Wednesday, September 23, 2009

my first one.

This is very exciting to me, the fact that Im doing my first blog. But just the word first gets me thinking. But before I get to that, Im going to warn you that my thoughts dont always even make sense to me, so I may be confusing sometimes. Also, when I write something, I tend to keep writing until I get distracted, so these may be long.

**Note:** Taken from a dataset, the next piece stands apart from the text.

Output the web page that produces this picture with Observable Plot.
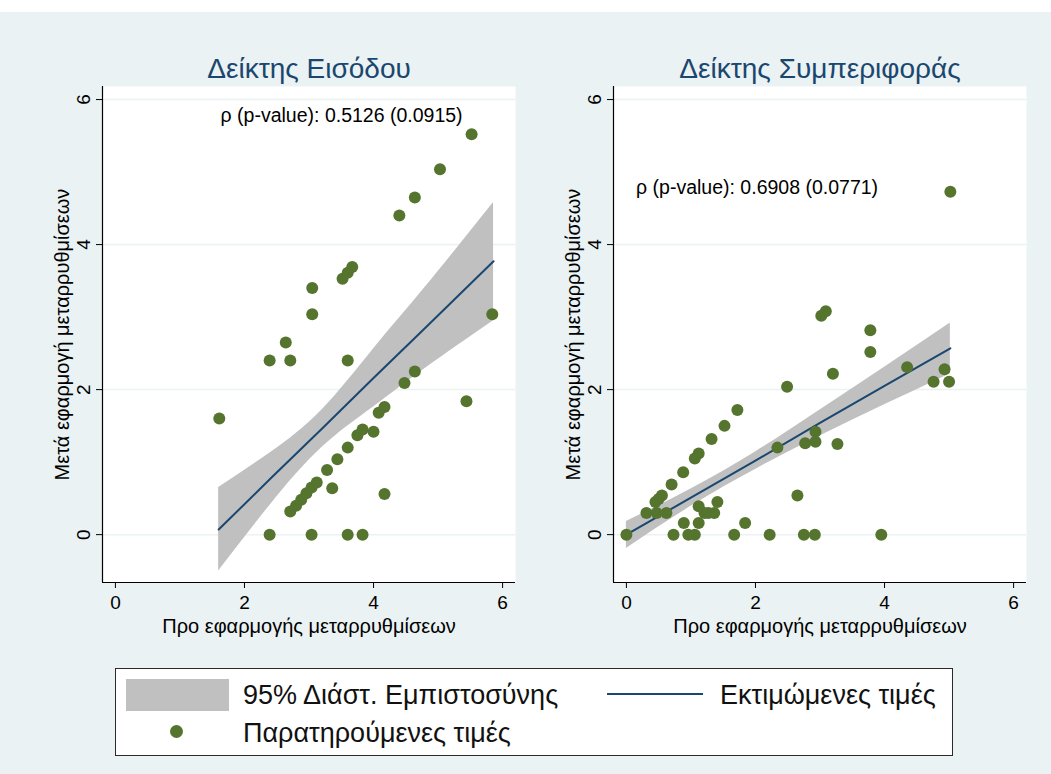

So, firsts. The other day, as I sat on a bench in my school lobby, some boy were doing a homework assignment. They had to write about a "first" memory. I was slightly confused by this task at first, and I thought they were trying to think of the first memory they could recollect. I attempted this, and I failed. Epically. But they explained it. By first, they meant like the first time they rode a bike, and things like that. I spent the rest of the period thinking about this. I could recall my first kiss. It was with Shelby. I could recall my first kiss with a boy. It was with Dan. I could remember my very first day of school, and meeting another girl named Lauren who looked just like me. I even remember the shirt she was wearing. I could remember the first time I got to pick out what I wanted to wear for picture day, and how that morning I was stressed for the first time in my life, because I wanted so badly to look pretty. I could remember the first time I fell in love. The first time I had sex. The first time I drank alcohol. The first cell phone I had. The first time I had a notebook for poems. The first best friend I had.
But most importantly, I remembered the first time I felt beautiful. Yes, I know, its weird that it was the most important. But the thing is, it was this past summer, and Im reminded of it every day. I cant say much about it. But there was a girl, who told me I was beautiful. Who told me I was perfect. Sure, Ive been told that before. But how did she manage to make me believe her? I dont know, but I sure as hell did.
Everyday, when I feel unattractive, less than average, boring, plain or dull, I think of her looking at me, telling me Im beautiful. And I feel comfortable with myself. Which is another first. Because everyday I feel pretty, and thats a real first.